• Goal of the exercise:
Write out each line word for word. Drop pictures.

• Dataset excerpt:
= = =
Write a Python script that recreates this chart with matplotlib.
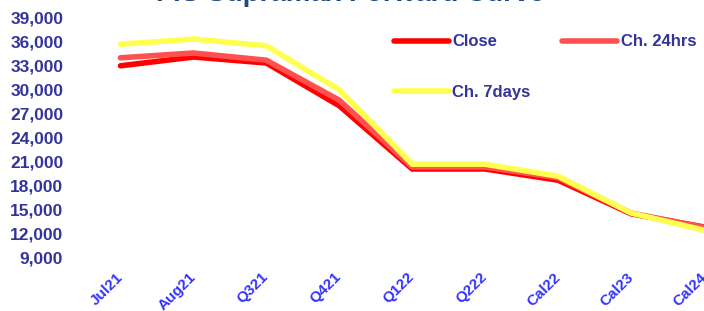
import matplotlib
matplotlib.use("Agg")
import matplotlib.pyplot as plt

# forward curve points
periods = ["Jul21", "Aug21", "Q321", "Q421", "Q122", "Q222", "Cal22", "Cal23", "Cal24"]
close = [32900, 34000, 33250, 27900, 20000, 20000, 18600, 14400, 12750]
ch_24hrs = [33900, 34500, 33600, 28600, 20250, 20250, 18900, 14500, 12700]
ch_7days = [35600, 36250, 35400, 29900, 20600, 20600, 19100, 14500, 12350]
yticks = list(range(9000, 39001, 3000))

YLBL = "#333399"
XLBL = "#3333ff"
FONT = ["Liberation Sans", "DejaVu Sans"]

fig = plt.figure(figsize=(7.04, 3.11), dpi=100)
ax = fig.add_axes([84 / 704, 1 - 257 / 311, 1 - 84 / 704, (257 - 17) / 311])

x = range(len(periods))
l1, = ax.plot(x, close, color="#ff0000", lw=4, solid_capstyle="round", label="Close")
l2, = ax.plot(x, ch_24hrs, color="#ff5050", lw=4, solid_capstyle="round", label="Ch. 24hrs")
l3, = ax.plot(x, ch_7days, color="#ffff50", lw=4, solid_capstyle="round", label="Ch. 7days")

ax.set_xlim(-0.5, len(periods) - 1)
ax.set_ylim(9000, 39000)
ax.set_yticks(yticks)
ax.set_yticklabels([f"{v:,}" for v in yticks], fontsize=12.5, fontweight="bold",
                   color=YLBL, family=FONT)
ax.set_xticks(list(x))
ax.set_xticklabels(periods, rotation=45, ha="right", va="center", rotation_mode="anchor",
                   fontsize=11, fontweight="bold", color=XLBL, family=FONT)
ax.tick_params(axis="y", length=0, pad=15)
ax.tick_params(axis="x", length=0, pad=13)
for s in ax.spines.values():
    s.set_visible(False)

leg = ax.legend([l1, l3, l2], ["Close", "Ch. 7days", "Ch. 24hrs"], ncol=2,
                loc="center left", bbox_to_anchor=(394 / 704, 1 - 67 / 311),
                bbox_transform=fig.transFigure, frameon=False, borderpad=0,
                borderaxespad=0, handlelength=3.3, handletextpad=0.2,
                labelspacing=2.1, columnspacing=1.9,
                prop={"family": FONT, "weight": "bold", "size": 12})
for t in leg.get_texts():
    t.set_color(YLBL)

fig.text(350 / 704, 1 - 1 / 311, "FIS Supramax Forward Curve", ha="center",
         va="baseline", fontsize=20, fontweight="bold", color="#1f497d", family=FONT)

fig.savefig("out.png")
= = =
• Result:
Write a Python script that recreates this chart with matplotlib.
import matplotlib
matplotlib.use("Agg")
import matplotlib.pyplot as plt

# forward curve points
periods = ["Jul21", "Aug21", "Q321", "Q421", "Q122", "Q222", "Cal22", "Cal23", "Cal24"]
close = [32900, 34000, 33250, 27900, 20000, 20000, 18600, 14400, 12750]
ch_24hrs = [33900, 34500, 33600, 28600, 20250, 20250, 18900, 14500, 12700]
ch_7days = [35600, 36250, 35400, 29900, 20600, 20600, 19100, 14500, 12350]
yticks = list(range(9000, 39001, 3000))

YLBL = "#333399"
XLBL = "#3333ff"
FONT = ["Liberation Sans", "DejaVu Sans"]

fig = plt.figure(figsize=(7.04, 3.11), dpi=100)
ax = fig.add_axes([84 / 704, 1 - 257 / 311, 1 - 84 / 704, (257 - 17) / 311])

x = range(len(periods))
l1, = ax.plot(x, close, color="#ff0000", lw=4, solid_capstyle="round", label="Close")
l2, = ax.plot(x, ch_24hrs, color="#ff5050", lw=4, solid_capstyle="round", label="Ch. 24hrs")
l3, = ax.plot(x, ch_7days, color="#ffff50", lw=4, solid_capstyle="round", label="Ch. 7days")

ax.set_xlim(-0.5, len(periods) - 1)
ax.set_ylim(9000, 39000)
ax.set_yticks(yticks)
ax.set_yticklabels([f"{v:,}" for v in yticks], fontsize=12.5, fontweight="bold",
                   color=YLBL, family=FONT)
ax.set_xticks(list(x))
ax.set_xticklabels(periods, rotation=45, ha="right", va="center", rotation_mode="anchor",
                   fontsize=11, fontweight="bold", color=XLBL, family=FONT)
ax.tick_params(axis="y", length=0, pad=15)
ax.tick_params(axis="x", length=0, pad=13)
for s in ax.spines.values():
    s.set_visible(False)

leg = ax.legend([l1, l3, l2], ["Close", "Ch. 7days", "Ch. 24hrs"], ncol=2,
                loc="center left", bbox_to_anchor=(394 / 704, 1 - 67 / 311),
                bbox_transform=fig.transFigure, frameon=False, borderpad=0,
                borderaxespad=0, handlelength=3.3, handletextpad=0.2,
                labelspacing=2.1, columnspacing=1.9,
                prop={"family": FONT, "weight": "bold", "size": 12})
for t in leg.get_texts():
    t.set_color(YLBL)

fig.text(350 / 704, 1 - 1 / 311, "FIS Supramax Forward Curve", ha="center",
         va="baseline", fontsize=20, fontweight="bold", color="#1f497d", family=FONT)

fig.savefig("out.png")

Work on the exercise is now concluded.